• _Stated task_: Strip the pictures and reproduce the rest of the listing exactly.

-------- Data block

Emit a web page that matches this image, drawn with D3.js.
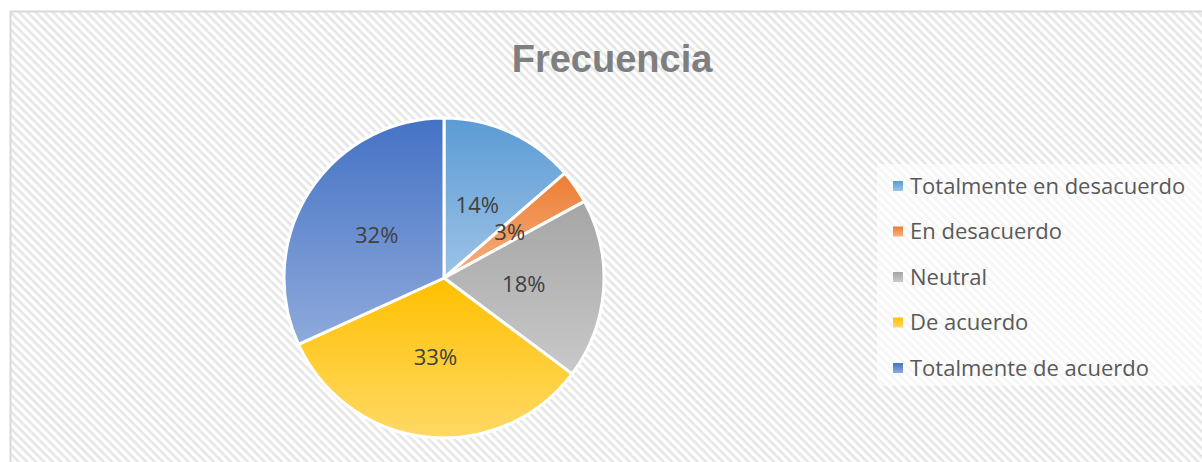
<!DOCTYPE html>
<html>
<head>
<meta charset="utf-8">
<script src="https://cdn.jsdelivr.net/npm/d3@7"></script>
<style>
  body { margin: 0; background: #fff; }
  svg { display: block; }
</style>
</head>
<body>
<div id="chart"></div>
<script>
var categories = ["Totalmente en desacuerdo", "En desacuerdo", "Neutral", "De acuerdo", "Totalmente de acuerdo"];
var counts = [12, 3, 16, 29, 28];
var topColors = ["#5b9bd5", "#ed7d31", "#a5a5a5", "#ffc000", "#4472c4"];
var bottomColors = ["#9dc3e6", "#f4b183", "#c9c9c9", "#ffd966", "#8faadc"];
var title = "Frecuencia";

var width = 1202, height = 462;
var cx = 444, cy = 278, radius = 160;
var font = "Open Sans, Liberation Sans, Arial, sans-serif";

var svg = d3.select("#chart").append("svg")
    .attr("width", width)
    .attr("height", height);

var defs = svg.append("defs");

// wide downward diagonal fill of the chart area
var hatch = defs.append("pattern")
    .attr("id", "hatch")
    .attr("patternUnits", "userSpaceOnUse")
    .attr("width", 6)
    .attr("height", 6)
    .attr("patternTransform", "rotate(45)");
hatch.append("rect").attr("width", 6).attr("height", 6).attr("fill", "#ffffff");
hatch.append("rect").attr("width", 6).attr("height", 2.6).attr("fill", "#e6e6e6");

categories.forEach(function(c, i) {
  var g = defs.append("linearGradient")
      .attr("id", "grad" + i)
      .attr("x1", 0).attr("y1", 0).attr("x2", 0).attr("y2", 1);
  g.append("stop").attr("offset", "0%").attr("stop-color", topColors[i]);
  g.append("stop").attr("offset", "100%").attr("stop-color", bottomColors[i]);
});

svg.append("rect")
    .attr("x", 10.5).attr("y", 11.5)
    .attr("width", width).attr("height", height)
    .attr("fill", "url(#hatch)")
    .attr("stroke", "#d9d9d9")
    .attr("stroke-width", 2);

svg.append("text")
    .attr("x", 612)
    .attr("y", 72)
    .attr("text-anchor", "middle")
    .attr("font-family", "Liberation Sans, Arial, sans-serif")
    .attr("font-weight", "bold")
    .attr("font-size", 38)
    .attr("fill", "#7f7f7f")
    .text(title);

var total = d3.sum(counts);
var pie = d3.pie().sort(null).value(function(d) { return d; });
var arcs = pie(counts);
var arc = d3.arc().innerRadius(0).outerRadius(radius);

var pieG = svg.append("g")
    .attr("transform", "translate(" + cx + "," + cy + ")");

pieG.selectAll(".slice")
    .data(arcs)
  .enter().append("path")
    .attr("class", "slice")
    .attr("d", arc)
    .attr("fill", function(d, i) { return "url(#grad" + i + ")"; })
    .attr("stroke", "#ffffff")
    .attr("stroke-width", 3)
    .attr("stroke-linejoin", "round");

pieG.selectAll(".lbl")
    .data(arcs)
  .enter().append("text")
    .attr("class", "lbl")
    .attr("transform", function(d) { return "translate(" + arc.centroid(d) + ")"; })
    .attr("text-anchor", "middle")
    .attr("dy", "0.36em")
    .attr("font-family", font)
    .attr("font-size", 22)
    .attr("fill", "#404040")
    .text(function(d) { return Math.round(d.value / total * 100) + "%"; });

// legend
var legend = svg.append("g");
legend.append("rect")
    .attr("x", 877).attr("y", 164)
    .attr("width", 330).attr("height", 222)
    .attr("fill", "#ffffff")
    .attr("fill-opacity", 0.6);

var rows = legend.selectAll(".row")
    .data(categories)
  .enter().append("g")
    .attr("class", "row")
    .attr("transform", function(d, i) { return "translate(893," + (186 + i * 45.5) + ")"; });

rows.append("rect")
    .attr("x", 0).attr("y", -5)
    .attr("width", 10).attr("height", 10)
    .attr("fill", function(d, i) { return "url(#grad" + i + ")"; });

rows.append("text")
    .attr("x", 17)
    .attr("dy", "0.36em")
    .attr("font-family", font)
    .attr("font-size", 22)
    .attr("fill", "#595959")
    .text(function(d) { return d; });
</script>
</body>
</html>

----------------

• _Reply to the exercise_:
Emit a web page that matches this image, drawn with D3.js.
<!DOCTYPE html>
<html>
<head>
<meta charset="utf-8">
<script src="https://cdn.jsdelivr.net/npm/d3@7"></script>
<style>
  body { margin: 0; background: #fff; }
  svg { display: block; }
</style>
</head>
<body>
<div id="chart"></div>
<script>
var categories = ["Totalmente en desacuerdo", "En desacuerdo", "Neutral", "De acuerdo", "Totalmente de acuerdo"];
var counts = [12, 3, 16, 29, 28];
var topColors = ["#5b9bd5", "#ed7d31", "#a5a5a5", "#ffc000", "#4472c4"];
var bottomColors = ["#9dc3e6", "#f4b183", "#c9c9c9", "#ffd966", "#8faadc"];
var title = "Frecuencia";

var width = 1202, height = 462;
var cx = 444, cy = 278, radius = 160;
var font = "Open Sans, Liberation Sans, Arial, sans-serif";

var svg = d3.select("#chart").append("svg")
    .attr("width", width)
    .attr("height", height);

var defs = svg.append("defs");

// wide downward diagonal fill of the chart area
var hatch = defs.append("pattern")
    .attr("id", "hatch")
    .attr("patternUnits", "userSpaceOnUse")
    .attr("width", 6)
    .attr("height", 6)
    .attr("patternTransform", "rotate(45)");
hatch.append("rect").attr("width", 6).attr("height", 6).attr("fill", "#ffffff");
hatch.append("rect").attr("width", 6).attr("height", 2.6).attr("fill", "#e6e6e6");

categories.forEach(function(c, i) {
  var g = defs.append("linearGradient")
      .attr("id", "grad" + i)
      .attr("x1", 0).attr("y1", 0).attr("x2", 0).attr("y2", 1);
  g.append("stop").attr("offset", "0%").attr("stop-color", topColors[i]);
  g.append("stop").attr("offset", "100%").attr("stop-color", bottomColors[i]);
});

svg.append("rect")
    .attr("x", 10.5).attr("y", 11.5)
    .attr("width", width).attr("height", height)
    .attr("fill", "url(#hatch)")
    .attr("stroke", "#d9d9d9")
    .attr("stroke-width", 2);

svg.append("text")
    .attr("x", 612)
    .attr("y", 72)
    .attr("text-anchor", "middle")
    .attr("font-family", "Liberation Sans, Arial, sans-serif")
    .attr("font-weight", "bold")
    .attr("font-size", 38)
    .attr("fill", "#7f7f7f")
    .text(title);

var total = d3.sum(counts);
var pie = d3.pie().sort(null).value(function(d) { return d; });
var arcs = pie(counts);
var arc = d3.arc().innerRadius(0).outerRadius(radius);

var pieG = svg.append("g")
    .attr("transform", "translate(" + cx + "," + cy + ")");

pieG.selectAll(".slice")
    .data(arcs)
  .enter().append("path")
    .attr("class", "slice")
    .attr("d", arc)
    .attr("fill", function(d, i) { return "url(#grad" + i + ")"; })
    .attr("stroke", "#ffffff")
    .attr("stroke-width", 3)
    .attr("stroke-linejoin", "round");

pieG.selectAll(".lbl")
    .data(arcs)
  .enter().append("text")
    .attr("class", "lbl")
    .attr("transform", function(d) { return "translate(" + arc.centroid(d) + ")"; })
    .attr("text-anchor", "middle")
    .attr("dy", "0.36em")
    .attr("font-family", font)
    .attr("font-size", 22)
    .attr("fill", "#404040")
    .text(function(d) { return Math.round(d.value / total * 100) + "%"; });

// legend
var legend = svg.append("g");
legend.append("rect")
    .attr("x", 877).attr("y", 164)
    .attr("width", 330).attr("height", 222)
    .attr("fill", "#ffffff")
    .attr("fill-opacity", 0.6);

var rows = legend.selectAll(".row")
    .data(categories)
  .enter().append("g")
    .attr("class", "row")
    .attr("transform", function(d, i) { return "translate(893," + (186 + i * 45.5) + ")"; });

rows.append("rect")
    .attr("x", 0).attr("y", -5)
    .attr("width", 10).attr("height", 10)
    .attr("fill", function(d, i) { return "url(#grad" + i + ")"; });

rows.append("text")
    .attr("x", 17)
    .attr("dy", "0.36em")
    .attr("font-family", font)
    .attr("font-size", 22)
    .attr("fill", "#595959")
    .text(function(d) { return d; });
</script>
</body>
</html>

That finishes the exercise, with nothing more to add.